When you first purchased your home, you may have paid points to lower the interest rate on your mortgage. While you knew that it would save you a lot of money over time, you probably didn't realize those same points could save you some money right away.
Under certain circumstances, this pre-paid interest can be deducted from taxes, but many homeowners often overlook this benefit. Of course, the guidelines are complicated so it's always a good idea to check with your tax advisor before filing.
The Nine Criteria: IRS Guidelines for Mortgage Point Tax Deductions
Mortgage points can be deducted fully or over the life of a loan. Typically, most homeowners must amortize their deductions over the loan term.
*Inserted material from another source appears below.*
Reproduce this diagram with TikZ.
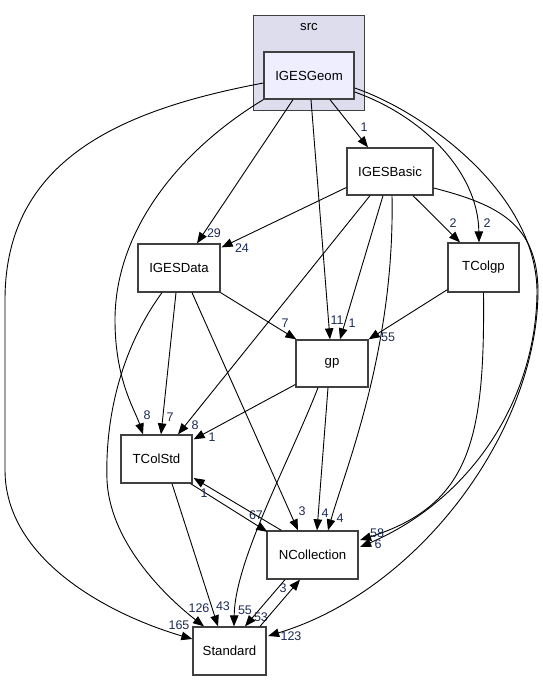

But, if you meet the Internal Revenue Service's following nine criteria, you may be eligible for a full deduction in the year of payment and a greater tax break:
- The loan must be secured by your main home.
- Paying points is an established business practice in your area.
- The points are generally what are charged in your region.
- You use the cash method of accounting, meaning you record income in the year you receive it and deduct expenses in the year you pay them.
- The points are not paid in place of amounts ordinarily stated separately on the settlement sheet. That is, you cannot pay points in exchange for appraisal fees, inspection fees, title fess, attorney fees and property taxes.
- The funds you come up with at or before closing, plus any points the seller pays, must be at least as much as the points charged. In addition, you cannot have borrowed any of the settlement money from your lender, mortgage broker or bank.
- The loan is used to buy or build your main home.
- The points are computed as a percentage of your mortgage's principal amount.
- The amount is clearly shown on the settlement statement as points charged for the mortgage. The points may be shown as paid from either buyer or seller funds.
Just keep in mind - these criteria only apply to costs associated with your primary residence. Points paid to purchase a second or vacation home must be amortized over the life of the loan.
Refinance Point Tax Deductions
For those who have chosen to refinance, the IRS states that all associated points must be deducted over the life of the loan. However, if any portion of those refinance points is used towards home improvements and meets criteria one through six (as listed above), those points may be fully deductible in the year paid. The remaining refinance points, however, will not qualify for an immediate tax deduction. Rather, this leftover balance must be deducted over the life of the loan. This same tax rule also applies towards home equity lines of credit and home equity loans.
Words of Wisdom
To ensure you reap the full rewards of your mortgage point tax break, make sure to consult your tax advisor and file with precision.